### What this task involves:
Leave out the pictures and copy everything else below exactly.

### Data section:
**********

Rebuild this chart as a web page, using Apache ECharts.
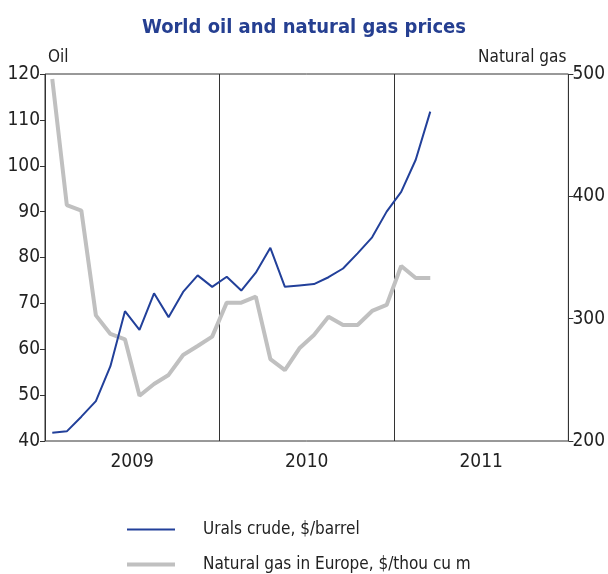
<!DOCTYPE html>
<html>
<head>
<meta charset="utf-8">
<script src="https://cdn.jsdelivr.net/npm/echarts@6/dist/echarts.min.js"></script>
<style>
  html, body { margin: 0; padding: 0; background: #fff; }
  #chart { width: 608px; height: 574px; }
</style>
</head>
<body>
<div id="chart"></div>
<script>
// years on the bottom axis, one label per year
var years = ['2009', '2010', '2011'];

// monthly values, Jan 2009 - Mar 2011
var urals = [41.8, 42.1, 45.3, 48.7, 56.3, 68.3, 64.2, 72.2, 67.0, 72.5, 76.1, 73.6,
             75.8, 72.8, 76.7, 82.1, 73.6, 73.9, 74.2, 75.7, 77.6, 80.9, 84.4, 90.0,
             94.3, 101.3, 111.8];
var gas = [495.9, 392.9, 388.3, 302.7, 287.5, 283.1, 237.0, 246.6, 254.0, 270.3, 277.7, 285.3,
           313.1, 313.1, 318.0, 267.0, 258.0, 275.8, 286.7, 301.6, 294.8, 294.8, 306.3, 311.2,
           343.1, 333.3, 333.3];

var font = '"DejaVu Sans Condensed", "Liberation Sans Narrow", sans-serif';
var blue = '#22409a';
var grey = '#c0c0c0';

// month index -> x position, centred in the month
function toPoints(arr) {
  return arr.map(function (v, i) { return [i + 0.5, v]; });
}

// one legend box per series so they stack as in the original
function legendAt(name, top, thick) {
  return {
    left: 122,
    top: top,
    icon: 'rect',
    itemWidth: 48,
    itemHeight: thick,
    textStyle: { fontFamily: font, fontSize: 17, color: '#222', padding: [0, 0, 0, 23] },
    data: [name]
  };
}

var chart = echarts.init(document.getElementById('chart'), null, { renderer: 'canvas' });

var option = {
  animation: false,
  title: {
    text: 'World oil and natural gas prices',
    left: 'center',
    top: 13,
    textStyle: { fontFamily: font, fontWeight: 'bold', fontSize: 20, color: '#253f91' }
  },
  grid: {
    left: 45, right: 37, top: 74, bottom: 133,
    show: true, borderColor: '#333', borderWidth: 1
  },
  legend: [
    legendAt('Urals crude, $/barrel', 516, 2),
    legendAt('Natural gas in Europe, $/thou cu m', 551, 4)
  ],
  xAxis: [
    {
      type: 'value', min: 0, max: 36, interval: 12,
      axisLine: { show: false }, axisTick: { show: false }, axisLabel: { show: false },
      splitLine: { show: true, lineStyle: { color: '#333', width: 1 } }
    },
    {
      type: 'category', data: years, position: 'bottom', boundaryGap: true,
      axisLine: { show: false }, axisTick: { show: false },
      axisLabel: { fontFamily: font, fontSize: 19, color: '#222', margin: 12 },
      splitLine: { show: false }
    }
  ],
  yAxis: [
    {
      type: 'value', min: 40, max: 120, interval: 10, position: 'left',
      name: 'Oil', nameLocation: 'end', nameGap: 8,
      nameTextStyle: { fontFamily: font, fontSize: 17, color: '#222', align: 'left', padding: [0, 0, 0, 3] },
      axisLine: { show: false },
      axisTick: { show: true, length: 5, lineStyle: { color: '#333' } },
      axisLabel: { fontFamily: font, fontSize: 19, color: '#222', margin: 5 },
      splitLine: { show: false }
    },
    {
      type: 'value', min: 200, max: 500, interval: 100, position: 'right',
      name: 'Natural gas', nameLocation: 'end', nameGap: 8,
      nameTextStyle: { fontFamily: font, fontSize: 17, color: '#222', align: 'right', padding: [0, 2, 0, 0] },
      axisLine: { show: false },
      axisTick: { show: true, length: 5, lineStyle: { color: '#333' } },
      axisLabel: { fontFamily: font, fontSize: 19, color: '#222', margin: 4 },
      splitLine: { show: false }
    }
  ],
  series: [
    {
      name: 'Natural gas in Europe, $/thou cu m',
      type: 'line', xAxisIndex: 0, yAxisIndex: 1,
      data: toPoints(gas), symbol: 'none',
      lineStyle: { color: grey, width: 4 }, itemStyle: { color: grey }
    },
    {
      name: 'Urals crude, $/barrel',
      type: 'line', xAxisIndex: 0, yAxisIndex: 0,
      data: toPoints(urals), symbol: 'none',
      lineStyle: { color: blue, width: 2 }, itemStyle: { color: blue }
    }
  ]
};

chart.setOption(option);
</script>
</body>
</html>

**********

### Solution to this task:
Rebuild this chart as a web page, using Apache ECharts.
<!DOCTYPE html>
<html>
<head>
<meta charset="utf-8">
<script src="https://cdn.jsdelivr.net/npm/echarts@6/dist/echarts.min.js"></script>
<style>
  html, body { margin: 0; padding: 0; background: #fff; }
  #chart { width: 608px; height: 574px; }
</style>
</head>
<body>
<div id="chart"></div>
<script>
// years on the bottom axis, one label per year
var years = ['2009', '2010', '2011'];

// monthly values, Jan 2009 - Mar 2011
var urals = [41.8, 42.1, 45.3, 48.7, 56.3, 68.3, 64.2, 72.2, 67.0, 72.5, 76.1, 73.6,
             75.8, 72.8, 76.7, 82.1, 73.6, 73.9, 74.2, 75.7, 77.6, 80.9, 84.4, 90.0,
             94.3, 101.3, 111.8];
var gas = [495.9, 392.9, 388.3, 302.7, 287.5, 283.1, 237.0, 246.6, 254.0, 270.3, 277.7, 285.3,
           313.1, 313.1, 318.0, 267.0, 258.0, 275.8, 286.7, 301.6, 294.8, 294.8, 306.3, 311.2,
           343.1, 333.3, 333.3];

var font = '"DejaVu Sans Condensed", "Liberation Sans Narrow", sans-serif';
var blue = '#22409a';
var grey = '#c0c0c0';

// month index -> x position, centred in the month
function toPoints(arr) {
  return arr.map(function (v, i) { return [i + 0.5, v]; });
}

// one legend box per series so they stack as in the original
function legendAt(name, top, thick) {
  return {
    left: 122,
    top: top,
    icon: 'rect',
    itemWidth: 48,
    itemHeight: thick,
    textStyle: { fontFamily: font, fontSize: 17, color: '#222', padding: [0, 0, 0, 23] },
    data: [name]
  };
}

var chart = echarts.init(document.getElementById('chart'), null, { renderer: 'canvas' });

var option = {
  animation: false,
  title: {
    text: 'World oil and natural gas prices',
    left: 'center',
    top: 13,
    textStyle: { fontFamily: font, fontWeight: 'bold', fontSize: 20, color: '#253f91' }
  },
  grid: {
    left: 45, right: 37, top: 74, bottom: 133,
    show: true, borderColor: '#333', borderWidth: 1
  },
  legend: [
    legendAt('Urals crude, $/barrel', 516, 2),
    legendAt('Natural gas in Europe, $/thou cu m', 551, 4)
  ],
  xAxis: [
    {
      type: 'value', min: 0, max: 36, interval: 12,
      axisLine: { show: false }, axisTick: { show: false }, axisLabel: { show: false },
      splitLine: { show: true, lineStyle: { color: '#333', width: 1 } }
    },
    {
      type: 'category', data: years, position: 'bottom', boundaryGap: true,
      axisLine: { show: false }, axisTick: { show: false },
      axisLabel: { fontFamily: font, fontSize: 19, color: '#222', margin: 12 },
      splitLine: { show: false }
    }
  ],
  yAxis: [
    {
      type: 'value', min: 40, max: 120, interval: 10, position: 'left',
      name: 'Oil', nameLocation: 'end', nameGap: 8,
      nameTextStyle: { fontFamily: font, fontSize: 17, color: '#222', align: 'left', padding: [0, 0, 0, 3] },
      axisLine: { show: false },
      axisTick: { show: true, length: 5, lineStyle: { color: '#333' } },
      axisLabel: { fontFamily: font, fontSize: 19, color: '#222', margin: 5 },
      splitLine: { show: false }
    },
    {
      type: 'value', min: 200, max: 500, interval: 100, position: 'right',
      name: 'Natural gas', nameLocation: 'end', nameGap: 8,
      nameTextStyle: { fontFamily: font, fontSize: 17, color: '#222', align: 'right', padding: [0, 2, 0, 0] },
      axisLine: { show: false },
      axisTick: { show: true, length: 5, lineStyle: { color: '#333' } },
      axisLabel: { fontFamily: font, fontSize: 19, color: '#222', margin: 4 },
      splitLine: { show: false }
    }
  ],
  series: [
    {
      name: 'Natural gas in Europe, $/thou cu m',
      type: 'line', xAxisIndex: 0, yAxisIndex: 1,
      data: toPoints(gas), symbol: 'none',
      lineStyle: { color: grey, width: 4 }, itemStyle: { color: grey }
    },
    {
      name: 'Urals crude, $/barrel',
      type: 'line', xAxisIndex: 0, yAxisIndex: 0,
      data: toPoints(urals), symbol: 'none',
      lineStyle: { color: blue, width: 2 }, itemStyle: { color: blue }
    }
  ]
};

chart.setOption(option);
</script>
</body>
</html>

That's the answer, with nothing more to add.